Written problem —
Gather every line holding the string "that".

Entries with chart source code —
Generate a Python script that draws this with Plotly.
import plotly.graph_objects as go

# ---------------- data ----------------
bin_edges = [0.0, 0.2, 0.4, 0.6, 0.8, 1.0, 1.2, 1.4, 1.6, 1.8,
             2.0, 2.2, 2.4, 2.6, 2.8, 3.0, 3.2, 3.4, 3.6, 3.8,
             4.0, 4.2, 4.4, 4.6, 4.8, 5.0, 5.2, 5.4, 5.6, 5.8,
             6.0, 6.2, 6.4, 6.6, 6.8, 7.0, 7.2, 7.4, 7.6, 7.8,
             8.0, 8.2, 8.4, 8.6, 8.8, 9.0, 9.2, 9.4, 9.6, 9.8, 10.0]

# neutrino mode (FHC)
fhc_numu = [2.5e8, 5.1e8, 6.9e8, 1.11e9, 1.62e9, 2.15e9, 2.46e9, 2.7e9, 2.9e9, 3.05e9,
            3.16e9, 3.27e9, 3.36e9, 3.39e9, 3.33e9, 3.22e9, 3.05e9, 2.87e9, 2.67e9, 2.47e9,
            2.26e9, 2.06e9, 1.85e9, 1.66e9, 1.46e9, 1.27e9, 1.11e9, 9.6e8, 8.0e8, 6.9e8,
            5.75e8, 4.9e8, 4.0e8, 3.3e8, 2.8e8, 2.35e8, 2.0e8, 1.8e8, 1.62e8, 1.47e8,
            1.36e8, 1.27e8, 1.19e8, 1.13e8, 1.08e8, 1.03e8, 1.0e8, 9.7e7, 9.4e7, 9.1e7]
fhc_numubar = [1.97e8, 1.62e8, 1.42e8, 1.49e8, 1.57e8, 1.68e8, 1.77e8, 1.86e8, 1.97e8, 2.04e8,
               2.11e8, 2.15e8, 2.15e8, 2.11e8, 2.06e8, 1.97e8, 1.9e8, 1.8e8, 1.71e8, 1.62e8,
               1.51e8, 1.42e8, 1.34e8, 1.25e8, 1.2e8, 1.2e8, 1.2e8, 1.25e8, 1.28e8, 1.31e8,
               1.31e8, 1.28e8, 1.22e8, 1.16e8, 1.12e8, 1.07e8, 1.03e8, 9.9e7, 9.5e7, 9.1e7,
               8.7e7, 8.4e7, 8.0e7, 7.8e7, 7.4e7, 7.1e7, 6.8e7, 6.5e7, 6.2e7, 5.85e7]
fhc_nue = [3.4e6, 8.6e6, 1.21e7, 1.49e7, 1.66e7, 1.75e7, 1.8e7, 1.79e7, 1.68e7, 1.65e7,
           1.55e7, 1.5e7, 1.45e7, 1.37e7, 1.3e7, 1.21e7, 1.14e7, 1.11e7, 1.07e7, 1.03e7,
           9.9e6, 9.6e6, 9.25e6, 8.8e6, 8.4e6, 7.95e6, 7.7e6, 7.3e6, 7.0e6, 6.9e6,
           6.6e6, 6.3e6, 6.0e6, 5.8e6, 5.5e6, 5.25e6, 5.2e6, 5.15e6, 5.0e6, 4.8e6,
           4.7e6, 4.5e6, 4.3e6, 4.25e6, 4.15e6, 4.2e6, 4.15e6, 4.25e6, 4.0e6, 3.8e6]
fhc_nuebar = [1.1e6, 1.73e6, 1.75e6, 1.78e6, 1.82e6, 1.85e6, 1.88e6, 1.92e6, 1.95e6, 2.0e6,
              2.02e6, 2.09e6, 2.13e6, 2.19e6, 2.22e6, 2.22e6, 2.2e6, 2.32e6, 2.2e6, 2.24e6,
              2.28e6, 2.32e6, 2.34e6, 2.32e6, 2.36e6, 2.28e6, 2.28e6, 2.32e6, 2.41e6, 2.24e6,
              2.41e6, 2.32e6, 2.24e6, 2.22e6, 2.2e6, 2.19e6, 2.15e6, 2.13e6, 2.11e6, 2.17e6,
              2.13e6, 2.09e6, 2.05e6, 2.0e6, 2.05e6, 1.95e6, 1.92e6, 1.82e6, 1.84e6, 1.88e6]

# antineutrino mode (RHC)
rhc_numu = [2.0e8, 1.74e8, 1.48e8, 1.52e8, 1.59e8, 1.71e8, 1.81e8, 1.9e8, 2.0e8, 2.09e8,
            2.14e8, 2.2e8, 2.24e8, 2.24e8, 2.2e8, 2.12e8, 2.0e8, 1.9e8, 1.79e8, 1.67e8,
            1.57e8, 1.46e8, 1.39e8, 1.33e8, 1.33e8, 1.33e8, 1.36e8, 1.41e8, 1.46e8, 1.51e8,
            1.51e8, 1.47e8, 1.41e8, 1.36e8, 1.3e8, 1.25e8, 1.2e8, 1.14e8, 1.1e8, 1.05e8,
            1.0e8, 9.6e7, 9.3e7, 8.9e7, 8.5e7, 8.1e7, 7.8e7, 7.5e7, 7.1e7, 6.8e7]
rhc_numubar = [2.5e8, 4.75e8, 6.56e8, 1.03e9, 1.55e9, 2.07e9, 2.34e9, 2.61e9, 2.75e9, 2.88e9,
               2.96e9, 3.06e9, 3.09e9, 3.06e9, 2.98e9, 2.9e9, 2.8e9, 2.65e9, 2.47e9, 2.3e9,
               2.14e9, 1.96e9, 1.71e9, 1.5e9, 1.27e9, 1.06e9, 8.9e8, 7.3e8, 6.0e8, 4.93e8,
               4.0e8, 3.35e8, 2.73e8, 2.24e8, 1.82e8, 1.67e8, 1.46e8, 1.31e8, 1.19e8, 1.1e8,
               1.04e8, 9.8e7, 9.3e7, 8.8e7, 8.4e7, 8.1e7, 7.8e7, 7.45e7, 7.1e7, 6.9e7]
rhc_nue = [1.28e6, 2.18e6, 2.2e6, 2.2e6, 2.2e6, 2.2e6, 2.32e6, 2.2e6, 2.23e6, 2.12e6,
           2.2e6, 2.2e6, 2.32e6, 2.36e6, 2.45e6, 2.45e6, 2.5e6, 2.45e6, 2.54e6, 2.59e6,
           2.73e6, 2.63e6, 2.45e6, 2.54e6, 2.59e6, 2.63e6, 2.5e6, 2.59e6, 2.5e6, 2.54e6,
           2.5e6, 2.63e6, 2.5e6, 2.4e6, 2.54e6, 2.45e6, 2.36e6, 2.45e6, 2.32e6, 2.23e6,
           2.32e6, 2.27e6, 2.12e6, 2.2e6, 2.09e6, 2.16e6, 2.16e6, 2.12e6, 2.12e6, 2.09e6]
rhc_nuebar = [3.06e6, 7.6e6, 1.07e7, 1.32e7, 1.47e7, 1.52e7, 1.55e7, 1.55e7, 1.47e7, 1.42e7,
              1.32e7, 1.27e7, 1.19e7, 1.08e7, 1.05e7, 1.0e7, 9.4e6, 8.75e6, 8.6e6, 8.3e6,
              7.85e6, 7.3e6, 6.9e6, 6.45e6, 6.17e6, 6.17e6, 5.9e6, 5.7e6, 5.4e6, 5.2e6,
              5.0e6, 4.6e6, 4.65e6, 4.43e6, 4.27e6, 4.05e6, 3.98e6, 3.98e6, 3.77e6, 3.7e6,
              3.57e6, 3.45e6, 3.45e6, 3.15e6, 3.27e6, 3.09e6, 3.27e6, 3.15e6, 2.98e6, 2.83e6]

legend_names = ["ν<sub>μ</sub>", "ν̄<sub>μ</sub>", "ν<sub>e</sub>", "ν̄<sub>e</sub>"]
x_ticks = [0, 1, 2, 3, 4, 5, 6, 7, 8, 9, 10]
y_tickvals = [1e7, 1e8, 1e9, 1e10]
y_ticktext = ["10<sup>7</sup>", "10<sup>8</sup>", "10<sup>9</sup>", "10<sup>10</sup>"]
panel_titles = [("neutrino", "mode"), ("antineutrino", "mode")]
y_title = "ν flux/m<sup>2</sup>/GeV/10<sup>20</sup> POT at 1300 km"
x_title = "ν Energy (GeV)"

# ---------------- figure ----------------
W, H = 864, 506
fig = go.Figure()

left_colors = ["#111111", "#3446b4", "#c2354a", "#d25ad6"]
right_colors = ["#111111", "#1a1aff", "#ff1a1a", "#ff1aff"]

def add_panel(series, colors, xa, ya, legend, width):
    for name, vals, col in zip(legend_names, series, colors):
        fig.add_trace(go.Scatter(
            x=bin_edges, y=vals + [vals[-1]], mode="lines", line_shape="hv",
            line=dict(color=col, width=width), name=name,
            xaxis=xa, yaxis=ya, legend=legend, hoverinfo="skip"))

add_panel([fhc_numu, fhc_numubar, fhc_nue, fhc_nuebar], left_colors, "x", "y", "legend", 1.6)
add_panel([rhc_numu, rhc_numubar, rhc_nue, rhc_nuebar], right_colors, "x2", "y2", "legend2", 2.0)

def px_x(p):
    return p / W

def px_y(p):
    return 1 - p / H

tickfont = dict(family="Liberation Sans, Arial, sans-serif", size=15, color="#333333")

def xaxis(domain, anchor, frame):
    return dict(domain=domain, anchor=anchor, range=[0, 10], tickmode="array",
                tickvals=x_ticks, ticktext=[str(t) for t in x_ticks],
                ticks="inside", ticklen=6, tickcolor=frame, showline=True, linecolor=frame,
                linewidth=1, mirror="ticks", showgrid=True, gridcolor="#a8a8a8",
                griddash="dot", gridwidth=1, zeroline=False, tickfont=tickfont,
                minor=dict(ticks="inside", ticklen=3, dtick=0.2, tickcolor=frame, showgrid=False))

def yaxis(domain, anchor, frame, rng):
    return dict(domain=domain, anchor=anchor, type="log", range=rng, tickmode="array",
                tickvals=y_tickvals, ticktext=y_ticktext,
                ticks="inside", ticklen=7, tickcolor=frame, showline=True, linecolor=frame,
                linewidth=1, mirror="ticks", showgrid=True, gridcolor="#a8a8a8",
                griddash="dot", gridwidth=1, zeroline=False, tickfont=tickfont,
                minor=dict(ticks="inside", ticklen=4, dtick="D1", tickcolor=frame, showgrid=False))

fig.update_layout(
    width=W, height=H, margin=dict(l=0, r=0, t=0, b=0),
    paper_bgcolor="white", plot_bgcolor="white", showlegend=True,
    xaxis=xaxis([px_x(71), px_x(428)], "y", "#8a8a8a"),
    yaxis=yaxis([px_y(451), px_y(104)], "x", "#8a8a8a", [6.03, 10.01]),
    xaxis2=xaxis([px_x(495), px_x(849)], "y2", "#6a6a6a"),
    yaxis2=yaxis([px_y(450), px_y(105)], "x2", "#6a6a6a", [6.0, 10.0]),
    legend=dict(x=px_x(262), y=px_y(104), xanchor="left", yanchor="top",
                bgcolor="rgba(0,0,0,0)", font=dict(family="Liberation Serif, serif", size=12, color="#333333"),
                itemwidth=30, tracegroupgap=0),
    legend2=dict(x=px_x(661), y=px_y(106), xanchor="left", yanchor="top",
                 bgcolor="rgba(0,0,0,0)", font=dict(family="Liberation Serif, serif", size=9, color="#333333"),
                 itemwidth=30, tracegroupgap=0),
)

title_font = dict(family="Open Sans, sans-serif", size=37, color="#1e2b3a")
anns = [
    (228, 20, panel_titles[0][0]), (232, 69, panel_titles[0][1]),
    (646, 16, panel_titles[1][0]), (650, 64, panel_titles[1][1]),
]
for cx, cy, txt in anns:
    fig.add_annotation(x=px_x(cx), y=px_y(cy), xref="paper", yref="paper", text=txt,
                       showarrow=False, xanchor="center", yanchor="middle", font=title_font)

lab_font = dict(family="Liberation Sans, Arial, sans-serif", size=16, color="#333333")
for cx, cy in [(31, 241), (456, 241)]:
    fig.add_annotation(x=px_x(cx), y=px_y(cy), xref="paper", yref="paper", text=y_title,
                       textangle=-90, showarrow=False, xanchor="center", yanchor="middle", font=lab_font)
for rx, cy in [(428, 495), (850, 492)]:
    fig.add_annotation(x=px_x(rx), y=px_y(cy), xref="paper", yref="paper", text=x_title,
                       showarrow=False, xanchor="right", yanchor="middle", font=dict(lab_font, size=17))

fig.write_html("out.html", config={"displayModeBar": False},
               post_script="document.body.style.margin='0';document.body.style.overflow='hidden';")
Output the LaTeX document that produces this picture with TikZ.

Worked answer —
Generate a Python script that draws this with Plotly.
Output the LaTeX document that produces this picture with TikZ.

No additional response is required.